■ **Stated exercise**: Transcribe the whole listing below without changing a word, but leave out every image.

■ **Supplied material**:
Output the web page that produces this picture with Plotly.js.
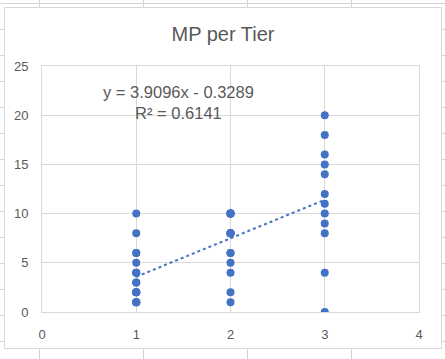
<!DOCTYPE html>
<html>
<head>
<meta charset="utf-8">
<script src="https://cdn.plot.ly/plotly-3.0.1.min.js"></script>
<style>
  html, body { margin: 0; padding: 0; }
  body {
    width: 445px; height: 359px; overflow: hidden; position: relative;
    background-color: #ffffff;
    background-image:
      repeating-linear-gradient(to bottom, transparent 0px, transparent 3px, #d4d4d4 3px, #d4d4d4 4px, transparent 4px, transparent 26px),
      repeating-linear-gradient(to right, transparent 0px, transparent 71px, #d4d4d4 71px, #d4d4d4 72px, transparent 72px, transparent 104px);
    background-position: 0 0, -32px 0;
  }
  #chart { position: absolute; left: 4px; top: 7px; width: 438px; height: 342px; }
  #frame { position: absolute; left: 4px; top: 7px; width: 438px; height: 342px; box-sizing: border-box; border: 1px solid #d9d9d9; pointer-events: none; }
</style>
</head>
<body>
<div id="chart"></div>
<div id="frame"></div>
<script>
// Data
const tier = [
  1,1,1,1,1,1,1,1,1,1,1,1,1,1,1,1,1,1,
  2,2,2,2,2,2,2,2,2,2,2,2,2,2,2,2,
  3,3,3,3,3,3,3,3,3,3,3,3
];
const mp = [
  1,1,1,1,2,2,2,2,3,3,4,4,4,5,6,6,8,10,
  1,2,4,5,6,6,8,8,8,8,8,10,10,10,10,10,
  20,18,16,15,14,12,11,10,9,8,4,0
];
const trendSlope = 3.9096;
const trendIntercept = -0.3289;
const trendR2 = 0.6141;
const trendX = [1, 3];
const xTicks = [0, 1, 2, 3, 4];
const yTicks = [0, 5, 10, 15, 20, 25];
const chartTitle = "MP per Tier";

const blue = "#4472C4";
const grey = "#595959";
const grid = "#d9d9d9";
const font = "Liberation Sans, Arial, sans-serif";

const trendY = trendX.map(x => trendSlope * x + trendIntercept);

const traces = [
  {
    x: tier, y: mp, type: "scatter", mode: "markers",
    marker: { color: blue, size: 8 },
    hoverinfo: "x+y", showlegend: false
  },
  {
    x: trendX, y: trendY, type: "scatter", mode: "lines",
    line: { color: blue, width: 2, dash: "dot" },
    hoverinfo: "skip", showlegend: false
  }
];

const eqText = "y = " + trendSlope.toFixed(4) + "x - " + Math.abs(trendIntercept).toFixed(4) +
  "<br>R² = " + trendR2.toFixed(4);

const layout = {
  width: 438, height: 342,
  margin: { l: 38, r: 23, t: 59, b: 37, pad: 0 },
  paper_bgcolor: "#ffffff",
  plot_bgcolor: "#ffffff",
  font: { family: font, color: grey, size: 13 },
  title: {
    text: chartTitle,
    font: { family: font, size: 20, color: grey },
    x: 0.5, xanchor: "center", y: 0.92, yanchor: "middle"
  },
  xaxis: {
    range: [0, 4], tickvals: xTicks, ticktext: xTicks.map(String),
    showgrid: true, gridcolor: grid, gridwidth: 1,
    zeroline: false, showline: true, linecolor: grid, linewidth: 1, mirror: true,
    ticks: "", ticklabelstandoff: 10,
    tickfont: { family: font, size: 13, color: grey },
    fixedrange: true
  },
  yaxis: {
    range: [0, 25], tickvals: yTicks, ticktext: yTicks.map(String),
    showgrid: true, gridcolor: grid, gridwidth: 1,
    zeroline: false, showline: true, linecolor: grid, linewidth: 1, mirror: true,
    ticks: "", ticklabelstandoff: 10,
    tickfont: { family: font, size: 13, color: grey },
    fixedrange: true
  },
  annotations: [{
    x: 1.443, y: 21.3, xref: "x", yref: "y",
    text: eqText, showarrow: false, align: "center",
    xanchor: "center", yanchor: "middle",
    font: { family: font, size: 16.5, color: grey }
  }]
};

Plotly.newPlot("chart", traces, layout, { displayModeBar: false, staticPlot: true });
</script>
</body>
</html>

■ **Solution to this task**:
Output the web page that produces this picture with Plotly.js.
<!DOCTYPE html>
<html>
<head>
<meta charset="utf-8">
<script src="https://cdn.plot.ly/plotly-3.0.1.min.js"></script>
<style>
  html, body { margin: 0; padding: 0; }
  body {
    width: 445px; height: 359px; overflow: hidden; position: relative;
    background-color: #ffffff;
    background-image:
      repeating-linear-gradient(to bottom, transparent 0px, transparent 3px, #d4d4d4 3px, #d4d4d4 4px, transparent 4px, transparent 26px),
      repeating-linear-gradient(to right, transparent 0px, transparent 71px, #d4d4d4 71px, #d4d4d4 72px, transparent 72px, transparent 104px);
    background-position: 0 0, -32px 0;
  }
  #chart { position: absolute; left: 4px; top: 7px; width: 438px; height: 342px; }
  #frame { position: absolute; left: 4px; top: 7px; width: 438px; height: 342px; box-sizing: border-box; border: 1px solid #d9d9d9; pointer-events: none; }
</style>
</head>
<body>
<div id="chart"></div>
<div id="frame"></div>
<script>
// Data
const tier = [
  1,1,1,1,1,1,1,1,1,1,1,1,1,1,1,1,1,1,
  2,2,2,2,2,2,2,2,2,2,2,2,2,2,2,2,
  3,3,3,3,3,3,3,3,3,3,3,3
];
const mp = [
  1,1,1,1,2,2,2,2,3,3,4,4,4,5,6,6,8,10,
  1,2,4,5,6,6,8,8,8,8,8,10,10,10,10,10,
  20,18,16,15,14,12,11,10,9,8,4,0
];
const trendSlope = 3.9096;
const trendIntercept = -0.3289;
const trendR2 = 0.6141;
const trendX = [1, 3];
const xTicks = [0, 1, 2, 3, 4];
const yTicks = [0, 5, 10, 15, 20, 25];
const chartTitle = "MP per Tier";

const blue = "#4472C4";
const grey = "#595959";
const grid = "#d9d9d9";
const font = "Liberation Sans, Arial, sans-serif";

const trendY = trendX.map(x => trendSlope * x + trendIntercept);

const traces = [
  {
    x: tier, y: mp, type: "scatter", mode: "markers",
    marker: { color: blue, size: 8 },
    hoverinfo: "x+y", showlegend: false
  },
  {
    x: trendX, y: trendY, type: "scatter", mode: "lines",
    line: { color: blue, width: 2, dash: "dot" },
    hoverinfo: "skip", showlegend: false
  }
];

const eqText = "y = " + trendSlope.toFixed(4) + "x - " + Math.abs(trendIntercept).toFixed(4) +
  "<br>R² = " + trendR2.toFixed(4);

const layout = {
  width: 438, height: 342,
  margin: { l: 38, r: 23, t: 59, b: 37, pad: 0 },
  paper_bgcolor: "#ffffff",
  plot_bgcolor: "#ffffff",
  font: { family: font, color: grey, size: 13 },
  title: {
    text: chartTitle,
    font: { family: font, size: 20, color: grey },
    x: 0.5, xanchor: "center", y: 0.92, yanchor: "middle"
  },
  xaxis: {
    range: [0, 4], tickvals: xTicks, ticktext: xTicks.map(String),
    showgrid: true, gridcolor: grid, gridwidth: 1,
    zeroline: false, showline: true, linecolor: grid, linewidth: 1, mirror: true,
    ticks: "", ticklabelstandoff: 10,
    tickfont: { family: font, size: 13, color: grey },
    fixedrange: true
  },
  yaxis: {
    range: [0, 25], tickvals: yTicks, ticktext: yTicks.map(String),
    showgrid: true, gridcolor: grid, gridwidth: 1,
    zeroline: false, showline: true, linecolor: grid, linewidth: 1, mirror: true,
    ticks: "", ticklabelstandoff: 10,
    tickfont: { family: font, size: 13, color: grey },
    fixedrange: true
  },
  annotations: [{
    x: 1.443, y: 21.3, xref: "x", yref: "y",
    text: eqText, showarrow: false, align: "center",
    xanchor: "center", yanchor: "middle",
    font: { family: font, size: 16.5, color: grey }
  }]
};

Plotly.newPlot("chart", traces, layout, { displayModeBar: false, staticPlot: true });
</script>
</body>
</html>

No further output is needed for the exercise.